Where I’m at: Based on a toy problem, I got 1 and 4 to work. 2 and 3 I haven’t tried yet. However, I’ve no idea which one is better. Perhaps I’m overlooking something.

The more I’m thinking about it, the more I’m leaning towards version 1. Can anyone help me decide? Am I missing something? Is there anything I could look for to help me decide?

Any help is appreciated! Thank you

Perhaps to be able to better understand the setting, consider a sequence that was recorded. The aux info would then be where on earth this happened, outside temperature, etc…

I cannot tell for sure which solution will get you the best result, but I would argue that (4) is the most intuitive way to do this. Your auxiliary data is is not part of the sequence in the sense that it’s not a time step with in the sequence.

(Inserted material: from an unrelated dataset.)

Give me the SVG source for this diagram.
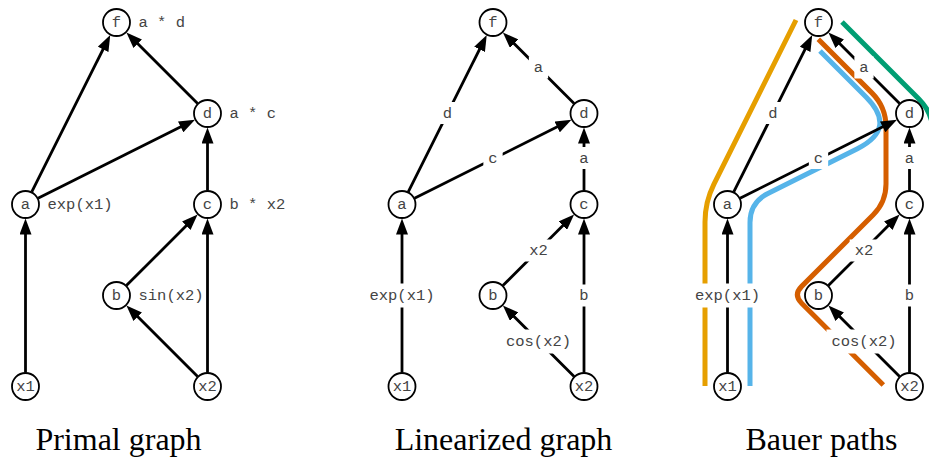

Hence I would definitely (a) push the sequence through the LSTM and get the last hidden state, and (b) push the auxiliary information through some linear layers (or a CNN depending on the nature of your data) to got some output of some linear, and lastly (c) concatenate the hidden state from the LSTM and from the “auxiliary” linear layer. And pushing this concatenated tensor through some more linear layers.

Thanks for your answer.

Yes, my current approach is exactly implemented the way you describe. It’s always very reassuring to see that it makes sense to someone else but me. :slight_smile:

Something that I did notice is that the “final” linear layers should not contain any activation function. Based on some toy data I figured that it works much better without.

Anyhow, thanks again for sharing your thoughts.